Geopolitisch ist die Lage rund um Niger ausgesprochen interessant, denn dort stoßen verschiedene Interessen zusammen. Einerseits ist da Frankreich, das in seinen ehemaligen westafrikanischen Kolonien immer noch Vormacht sein will. Dabei geht es faktisch um Neokolonialismus, denn es geht vor allem darum, dass französische Konzerne weiterhin die Bodenschätze der Länder ausbeuten wollen und dass den Ländern nur ein Bruchteil des eigenen Reichtums bleibt. Vor allem das Uran aus Niger ist für Frankreichs Atomindustrie sehr wichtig.

Dem steht allerdings die junge Bevölkerung der Region offen feindselig gegenüber, denn sie möchte aus dem neokolonialen System ausbrechen und endlich selbst in den Genuss der eigenen Reichtümer kommen. Trotz seines Reichtums ist Niger fast das ärmste Land der Welt.

Daher ist es in den letzten Jahren zu Putschen in Mali und Burkina Faso gekommen, wobei die Putschisten im Volk beliebt sind, weil sie angefangen haben, französische NGOs, Medien und sogar das französische Militär aus ihren Ländern zu werfen. Auch in Niger steht die Bevölkerung den vorhandenen Umfragen zufolge hinter den Putschisten.

Frankreich hat sein Jahren Militäreinsätze in den Ländern durchgeführt, angeblich, um islamistische Rebellen zu bekämpfen. Allerdings waren diese Einsätze nicht erfolgreich, denn die Islamisten gibt es trotz aller vorgeblichen Bemühungen Frankreichs immer noch. Und das ist auch nicht verwunderlich, denn Frankreichs Interesse ist ja, sein Militär in den Ländern zu behalten, um dort Macht auszuüben und „seine“ Rohstoffe zu sichern. Ein Sieg über die islamistischen Rebellen würde den Vorwand, unter dem französische Soldaten in der Region stationiert sind, annullieren – und das ist gar nicht in Frankreichs Interesse.

Krieg oder nicht?

Natürlich kann Frankreich die Putschisten in Niger nicht gewähren lassen, die Rohstoffe des Landes sind zu wichtig für Frankreich. Aber Frankreich kann kaum selbst militärisch gegen die Putschisten vorgehen, das wäre in den Augen der Menschen vor Ort ein zu offener Akt des Neokolonialismus, der auch in den Nachbarländern zu Protesten und Putschen führen könnte.
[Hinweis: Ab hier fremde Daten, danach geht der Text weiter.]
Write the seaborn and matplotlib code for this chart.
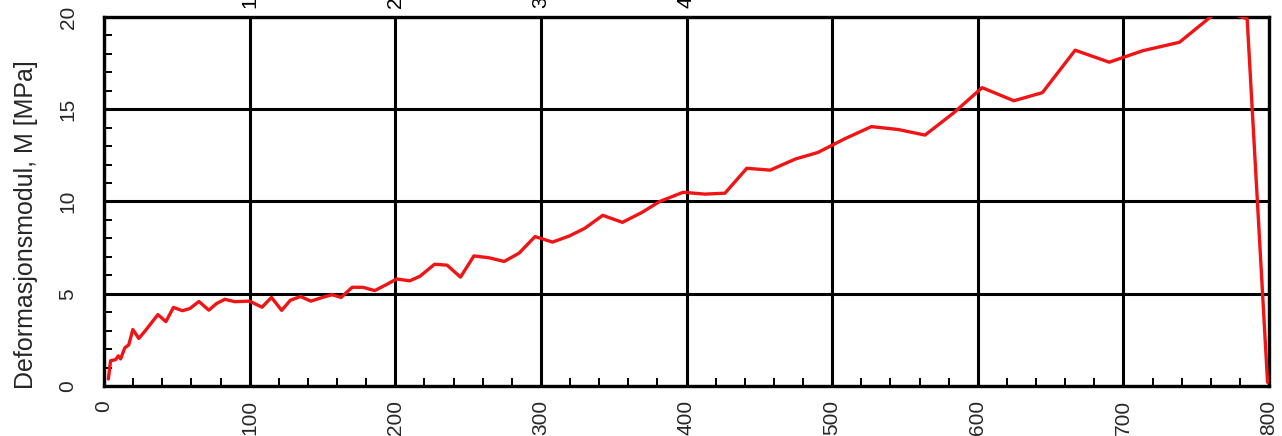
import numpy as np
import pandas as pd
import matplotlib
matplotlib.use("Agg")
import matplotlib.pyplot as plt
from matplotlib.ticker import MultipleLocator
import seaborn as sns

# Load (x) and deformation modulus M in MPa (y)
load = [3, 4.5, 8, 9.8, 11.4, 14.3, 17, 19.8, 23.9, 28.4, 37, 42.5, 47.7, 53.9,
        59, 65.2, 72, 77.3, 83, 89.8, 100, 108.5, 115, 122, 128, 135, 142, 150,
        156.6, 162.8, 170.4, 177.8, 185.9, 194, 201, 210, 217, 227, 235.6, 244.8,
        254, 264.4, 274.8, 285, 296, 308, 319.5, 330, 342.5, 356, 369, 381.6,
        397.7, 412.6, 426.4, 441.4, 457.5, 474.7, 490.3, 508.7, 527, 545.5,
        563.8, 583.4, 603, 624.8, 644.4, 666.9, 690.3, 713.2, 738.5, 766, 785,
        799]
modulus = [0.38, 1.37, 1.43, 1.63, 1.47, 2.07, 2.23, 3.06, 2.58, 3.0, 3.87, 3.49,
           4.26, 4.08, 4.2, 4.58, 4.11, 4.47, 4.7, 4.57, 4.6, 4.27, 4.8, 4.1,
           4.65, 4.85, 4.6, 4.8, 4.95, 4.8, 5.35, 5.35, 5.17, 5.5, 5.8, 5.7, 5.95,
           6.6, 6.55, 5.9, 7.05, 6.95, 6.75, 7.2, 8.1, 7.8, 8.13, 8.54, 9.25, 8.87,
           9.39, 10.0, 10.5, 10.4, 10.45, 11.8, 11.7, 12.3, 12.66, 13.4, 14.06,
           13.9, 13.6, 14.8, 16.17, 15.46, 15.9, 18.2, 17.55, 18.17, 18.63, 20.4,
           19.9, 0.2]

x_ticks = [0, 100, 200, 300, 400, 500, 600, 700, 800]
y_ticks = [0, 5, 10, 15, 20]
upper_labels = ["100", "200", "300", "400"]
y_label = "Deformasjonsmodul, M [MPa]"

sns.set_style("white")
plt.rcParams["font.family"] = ["Liberation Sans", "DejaVu Sans"]

W, H = 1282, 436
L, R, T, B = 104, 1269, 17, 386
fig = plt.figure(figsize=(W / 100, H / 100), dpi=100)
ax = fig.add_axes([L / W, 1 - B / H, (R - L) / W, (B - T) / H])

df = pd.DataFrame({"load": load, "modulus": modulus})
sns.lineplot(data=df, x="load", y="modulus", ax=ax, color="#f01414",
             linewidth=2.4, sort=False, zorder=3)

ax.set_xlim(0, 800)
ax.set_ylim(0, 20)
ax.set_xticks(x_ticks)
ax.set_yticks(y_ticks)
ax.xaxis.set_minor_locator(MultipleLocator(20))
ax.yaxis.set_minor_locator(MultipleLocator(1))
ax.grid(True, which="major", color="black", linewidth=2.2, zorder=1)
ax.set_axisbelow(True)

for s in ax.spines.values():
    s.set_color("black")
    s.set_linewidth(2.4)

ax.tick_params(which="major", direction="out", length=5, width=2.0,
               color="black", labelsize=15)
ax.tick_params(axis="x", which="major", pad=5)
ax.tick_params(axis="y", which="major", pad=14)
ax.tick_params(which="minor", direction="in", length=6, width=1.4,
               color="black", bottom=True, left=True)
ax.tick_params(axis="x", labelrotation=90)
ax.tick_params(axis="y", labelrotation=90)
for lab in ax.get_yticklabels():
    lab.set_va("center")

ax.set_xlabel("")
ax.set_ylabel(y_label, fontsize=18)
ax.yaxis.set_label_coords((38 - L) / (R - L), (B - 225) / (B - T))

# Tick labels of the panel above, cut by the top edge
for val, lab in zip(x_ticks[1:5], upper_labels):
    xf = (L + val * (R - L) / 800) / W
    fig.text(xf, 1 - 8 / H, lab, rotation=90, ha="center", va="bottom",
             fontsize=15, color="black")

fig.savefig("out.png", dpi=100)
Daher agiert Frankreich hinter den Kulissen und macht Druck auf die Wirtschaftsgemeinschaft Westafrikanischer Staaten (ECOWAS), die Sanktionen gegen Niger verhängt und den Putschisten auch tatsächlich ein Ultimatum gestellt hat. Die ECOWAS hat nach Verstreichen des Ultimatums mit einer Invasion Nigers gedroht. Aber das Ultimatum ist verstrichen und nichts ist passiert.

Das Problem der ECOWAS-Staaten ist, dass ihre Regierungen ebenfalls Putsche fürchten müssen, wenn sie gegen die in der Region populären Putschisten Krieg führen. Hinzu kommt, dass die militärischen Kräfteverhältnisse zwar zu Gunsten der ECOWAS liegen, die den Streitkräften der verbündeten Staaten Niger, Mali und Burkina Faso überlegen sind, aber ihre Überlegenheit ist nicht so entscheidend, dass ein schneller Sieg garantiert ist. Je länger ein Krieg jedoch dauern würde, desto mehr würde der Unmut in der ganzen Region auf die ECOWAS wachsen.

Daher überrascht es nicht, dass die ECOWAS auf Zeit spielen. Am 20. August haben sie zwar verkündet, der Militäreinsatz sei beschlossene Sache und sogar ein Datum stehe schon fest, aber passiert ist danach nichts. Stattdessen versuchen die Regierungen der ECOWAS-Staaten mit den Rebellen in Niger zu verhandeln. Entgegen der Erklärung vom 20. August, der Militäreinsatz sei beschlossen, hat der nigerianische Präsident am 28. August erklärt, ein Militäreinsatz sei nur die letzten Möglichkeit, wenn alle Verhandlungen scheitern. Nigeria ist das militärisch stärkste Land der ECOWAS, ohne Nigeria ist ein Krieg gegen Niger undenkbar.

USA vs. Frankreich

Auch die USA haben Interessen in der Region, allerdings andere als Frankreich. Die USA wollen ihre politische und militärische Macht in Afrika ausbauen, während Frankreich handfestere wirtschaftliche Interessen hat, weil Frankreich noch immer von der Ausbeutung seiner ehemaligen Kolonien lebt.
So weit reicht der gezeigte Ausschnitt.